We must therefore reverse the present conviction and remand for a new trial.

(3)

Before doing so, however, we must note a serious issue raised by Assignment 2, which we do not reach in the present prosecution. By it, the appointed attorney representing the indigent made a substantial showing that he was improperly denied a continuance because, due to his client's confinement at Angola because of an earlier conviction (see footnote 1), he had been unable to confer with his client to prepare a defense except for a few minutes on two earlier occasions, when the client had been transported from Angola for a court appearance.

However, the client was immediately transported back, without affording the appointed counsel (who was responsible for the defense of several other prosecutions in the same section at the same hearing) a reasonable opportunity to confer with his client to prepare for defense.

Because of the reversal necessitated by the earlier assignment however, we do not reach the merits of Assignment 2.

Decree

For the reasons assigned we reverse the defendant's conviction and sentence, and we remand this case to the district court for a new trial in accordance with law.

REVERSED AND REMANDED.

SANDERS, C. J., and SUMMERS, J., dissent.

MARCUS, J., dissents and assigns reasons.

MARCUS, Justice (dissenting).

In order to show intent, evidence is admissible of similar acts. La.R.S. 15:445. Moreover, where the offense is one of system, evidence of similar offenses is admissible for the purpose of showing guilty knowledge and intent.
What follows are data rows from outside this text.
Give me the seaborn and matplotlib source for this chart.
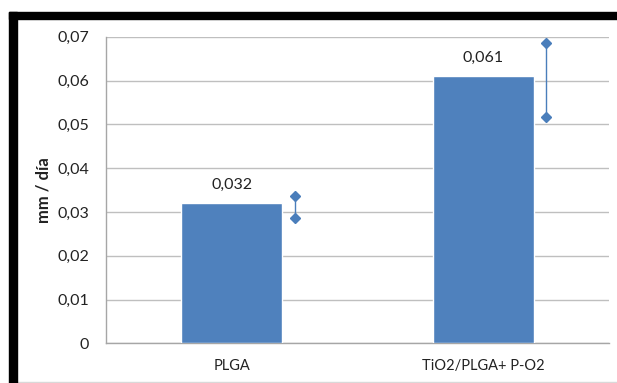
import matplotlib
matplotlib.use("Agg")
import matplotlib.pyplot as plt
from matplotlib.ticker import FuncFormatter, MultipleLocator
from matplotlib.patches import Rectangle
from matplotlib.lines import Line2D
import seaborn as sns
import pandas as pd
import numpy as np

categories = ["PLGA", "TiO2/PLGA+ P-O2"]
values = [0.032, 0.061]
err_low = [0.0285, 0.0517]
err_high = [0.0336, 0.0685]
value_labels = ["0,032", "0,061"]

sns.set_theme(style="white")
plt.rcParams["font.family"] = ["Lato", "DejaVu Sans"]

W, H = 617, 383
fig = plt.figure(figsize=(W / 100, H / 100), dpi=100)
ax = fig.add_axes([106 / W, 1 - 343.3 / H, (609 - 106) / W, (343.3 - 36.7) / H])

df = pd.DataFrame({"cat": categories, "val": values})
bar_color = "#4F81BD"
sns.barplot(data=df, x="cat", y="val", color=bar_color, saturation=1,
            width=0.40, ax=ax, zorder=3)

# error range drawn beside each bar
xpos = np.arange(len(categories)) + 0.25
for x, lo, hi in zip(xpos, err_low, err_high):
    ax.plot([x, x], [lo, hi], color="#4A7EBB", lw=1, zorder=4)
    ax.plot([x, x], [lo, hi], ls="none", marker="D", ms=5,
            color="#4A7EBB", zorder=5)

for i, (v, t) in enumerate(zip(values, value_labels)):
    ax.annotate(t, (i, v), xytext=(0, 8), textcoords="offset points",
                ha="center", va="bottom", fontsize=11.5, color="#222222")

ax.set_ylim(0, 0.07)
ax.set_xlim(-0.5, 1.5)
ax.yaxis.set_major_locator(MultipleLocator(0.01))
ax.yaxis.set_major_formatter(FuncFormatter(
    lambda v, p: "0" if abs(v) < 1e-9 else f"{v:.2f}".replace(".", ",")))
ax.grid(axis="y", color="#BFBFBF", lw=1, zorder=0)
ax.set_axisbelow(True)
for s in ["top", "right"]:
    ax.spines[s].set_visible(False)
for s in ["left", "bottom"]:
    ax.spines[s].set_color("#A6A6A6")
    ax.spines[s].set_linewidth(1)
ax.tick_params(axis="y", length=0, labelsize=11.5, colors="#222222", pad=12)
ax.tick_params(axis="x", length=0, labelsize=10.5, colors="#222222", pad=11)
ax.set_xlabel("")
ax.set_ylabel("mm / día", fontsize=12, fontweight="bold", color="#222222",
              labelpad=4)

# frame around the figure
fig.patches.append(Rectangle((9 / W, 1 - 19.3 / H), (W - 9) / W, 7.6 / H,
                             transform=fig.transFigure, color="black",
                             zorder=10))
fig.patches.append(Rectangle((9 / W, 0), 7.7 / W, 1 - 11.7 / H,
                             transform=fig.transFigure, color="black",
                             zorder=10))
fig.lines.append(Line2D([17 / W, 1], [1 - 382 / H, 1 - 382 / H],
                        transform=fig.transFigure, color="#D9D9D9", lw=1))

fig.savefig("out.png", dpi=100)
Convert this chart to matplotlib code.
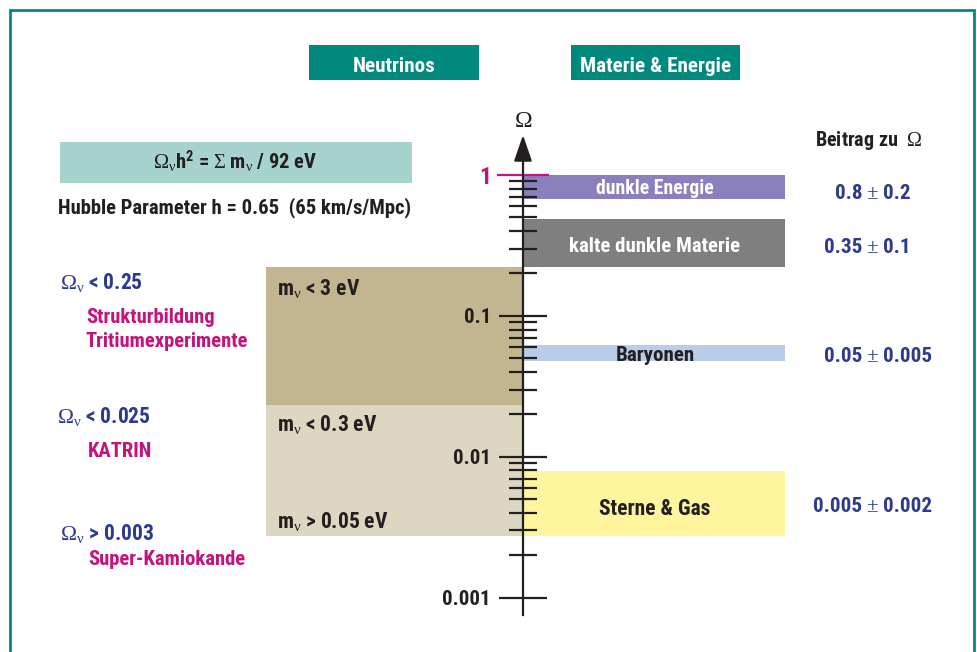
import matplotlib
matplotlib.use('Agg')
import matplotlib.pyplot as plt
from matplotlib import font_manager as fm
from matplotlib.patches import Rectangle
from matplotlib.ticker import NullFormatter

# ---------------- data ----------------
tick_values = [0.001, 0.01, 0.1, 1.0]
tick_labels = ['0.001', '0.01', '0.1', '1']
minor_tick_values = [0.002, 0.003, 0.004, 0.005, 0.006, 0.007, 0.008, 0.009,
                     0.02, 0.03, 0.04, 0.05, 0.06, 0.07, 0.08, 0.09,
                     0.2, 0.3, 0.4, 0.5, 0.6, 0.7, 0.8, 0.9]

band_names = ['dunkle Energie', 'kalte dunkle Materie', 'Baryonen', 'Sterne & Gas']
band_hi = [1.0, 0.487, 0.0621, 0.00793]
band_lo = [0.68, 0.222, 0.0479, 0.00274]
band_value = ['0.8', '0.35', '0.05', '0.005']
band_error = ['0.2', '0.1', '0.005', '0.002']

nu_box_hi = [0.222, 0.0233]
nu_box_lo = [0.0233, 0.00274]
nu_mass_labels = [r'm$_\nu$ < 3 eV', r'm$_\nu$ < 0.3 eV', r'm$_\nu$ > 0.05 eV']

omega_limits = [r'$\Omega_\nu$ < 0.25', r'$\Omega_\nu$ < 0.025', r'$\Omega_\nu$ > 0.003']
limit_sources = [['Strukturbildung', 'Tritiumexperimente'], ['KATRIN'], ['Super-Kamiokande']]

# ---------------- fonts ----------------
names = {f.name for f in fm.fontManager.ttflist}
if 'Roboto Condensed' in names:
    FAM, STRETCH, K = 'Roboto Condensed', 'normal', 1.0
elif 'Liberation Sans Narrow' in names:
    FAM, STRETCH, K = 'Liberation Sans Narrow', 'normal', 1.05
else:
    FAM, STRETCH, K = 'DejaVu Sans', 'condensed', 0.85
SERIF = 'Liberation Serif' if 'Liberation Serif' in names else 'DejaVu Serif'

plt.rcParams.update({
    'font.family': [FAM, 'DejaVu Sans'],
    'font.weight': 'bold',
    'font.stretch': STRETCH,
    'mathtext.fontset': 'custom',
    'mathtext.rm': SERIF + ':weight=normal',
    'mathtext.it': SERIF + ':weight=normal',
    'mathtext.bf': SERIF + ':weight=bold',
    'mathtext.default': 'rm',
})

TEAL = '#00897c'
NAVY = '#2e3a8f'
MAGENTA = '#c4147c'
DARK = '#231f20'
band_colors = ['#8a80bd', '#7f7f7f', '#bacde8', '#fff59d']
band_text_colors = ['white', 'white', DARK, DARK]
nu_colors = ['#c3b590', '#ddd6c0']

W, H = 978, 652
fig = plt.figure(figsize=(W / 100, H / 100), dpi=100)

# log axis (pixel x, log y)
D = 140.9       # pixels per decade
Y1 = 175.0      # pixel row of Omega = 1
def v(p):
    return 10 ** ((Y1 - p) / D)

ax = fig.add_axes([0, 0, 1, 1], zorder=0)
ax.set_yscale('log')
AX_X = 523

# bands (Materie & Energie)
for lo, hi, c in zip(band_lo, band_hi, band_colors):
    ax.bar(AX_X, hi - lo, bottom=lo, width=785 - AX_X, align='edge', color=c,
           linewidth=0, zorder=1)
# neutrino boxes
for lo, hi, c in zip(nu_box_lo, nu_box_hi, nu_colors):
    ax.bar(266, hi - lo, bottom=lo, width=AX_X - 266, align='edge', color=c,
           linewidth=0, zorder=1)

ax.set_xlim(0, W)
ax.set_ylim(v(H), v(0))
ax.patch.set_visible(False)
ax.xaxis.set_visible(False)
for s in ['top', 'right', 'bottom']:
    ax.spines[s].set_visible(False)
sp = ax.spines['left']
sp.set_position(('data', AX_X))
sp.set_bounds(v(615), v(150))
sp.set_linewidth(1.6)
sp.set_color(DARK)

ax.set_yticks(tick_values, tick_labels)
ax.set_yticks(minor_tick_values, minor=True)
ax.yaxis.set_minor_formatter(NullFormatter())
ax.tick_params(axis='y', which='major', direction='inout', length=34.5, width=1.6,
               pad=5.8, labelsize=15.0 * K, color=DARK, labelcolor=DARK)
ax.tick_params(axis='y', which='minor', direction='inout', length=20, width=1.6,
               color=DARK)
t1 = ax.yaxis.get_major_ticks()[-1]
t1.tick1line.set_markeredgecolor(MAGENTA)
t1.tick1line.set_markersize(37)
t1.label1.set_color(MAGENTA)
t1.label1.set_fontsize(17 * K)

ax.annotate('', xy=(AX_X, v(135)), xytext=(AX_X, v(152)),
            arrowprops=dict(arrowstyle='-|>,head_length=1.6,head_width=0.55',
                            color=DARK, lw=1.6, shrinkA=0, shrinkB=0,
                            mutation_scale=10))

# overlay in pixel coordinates
ov = fig.add_axes([0, 0, 1, 1], zorder=1)
ov.set_xlim(0, W)
ov.set_ylim(H, 0)
ov.axis('off')
ov.patch.set_visible(False)

# frame
ov.plot([10, 10, 974, 974], [H + 20, 10, 10, H + 20], color=TEAL, lw=2,
        clip_on=False, solid_joinstyle='miter')

def T(x, y, s, size, color=DARK, ha='left', va='baseline', **kw):
    ov.text(x, y, s, fontsize=size * K, color=color, ha=ha, va=va, **kw)

# headers
ov.add_patch(Rectangle((309, 45), 170, 35, color=TEAL, lw=0))
ov.add_patch(Rectangle((571, 45), 169, 35, color=TEAL, lw=0))
T(394, 72, 'Neutrinos', 15.2, 'white', ha='center')
T(655.5, 72, 'Materie & Energie', 15.2, 'white', ha='center')

# formula
ov.add_patch(Rectangle((60, 142), 352, 41, color='#a7d3cf', lw=0))
T(153, 169, r'$\Omega_\nu$h$^{\mathregular{2}}$ = $\Sigma$ m$_\nu$ / 92 eV', 14.8)
T(58, 213, 'Hubble Parameter h = 0.65  (65 km/s/Mpc)', 14.9)

# axis label
T(AX_X, 127, r'$\Omega$', 17, ha='center')

# left limits
lim_xy = [(60, 289), (57, 423), (60, 540)]
src_xy = [(86, 323), (88, 457), (88, 565)]
for (x, y), s in zip(lim_xy, omega_limits):
    T(x, y, s, 15.5, NAVY)
for (x, y), lines in zip(src_xy, limit_sources):
    for i, s in enumerate(lines):
        T(x, y + 24 * i, s, 14.9, MAGENTA)

# neutrino mass labels
for y, s in zip([295, 431.5, 528], nu_mass_labels):
    T(277, y, s, 15.5)

# band labels
for y, s, c, fsz in zip([194, 251.5, 361, 515], band_names, band_text_colors,
                        [14.2, 15.0, 15.1, 15.5]):
    T(655, y, s, fsz, c, ha='center')

# contributions
T(815, 146.5, r'Beitrag zu  $\Omega$', 14.5)
for y, a, b in zip([199, 253, 362.5, 512.5], band_value, band_error):
    T(862, y, a, 15.2, NAVY, ha='right')
    T(872.5, y, r'$\pm$', 15.2, NAVY, ha='center')
    T(883, y, b, 15.2, NAVY, ha='left')

fig.savefig('out.png', dpi=100)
La.R.S. 15:446. In the instant case, I consider that the evidence of the similar offense (March 18, 1974, heroin distribution offense) was admissible to prove knowledge, system, or intent. Accordingly, I respectfully dissent.

NOTES

[1] The record reflects that the defendant had earlier been convicted of the March 18 offense and sentenced to life imprisonment.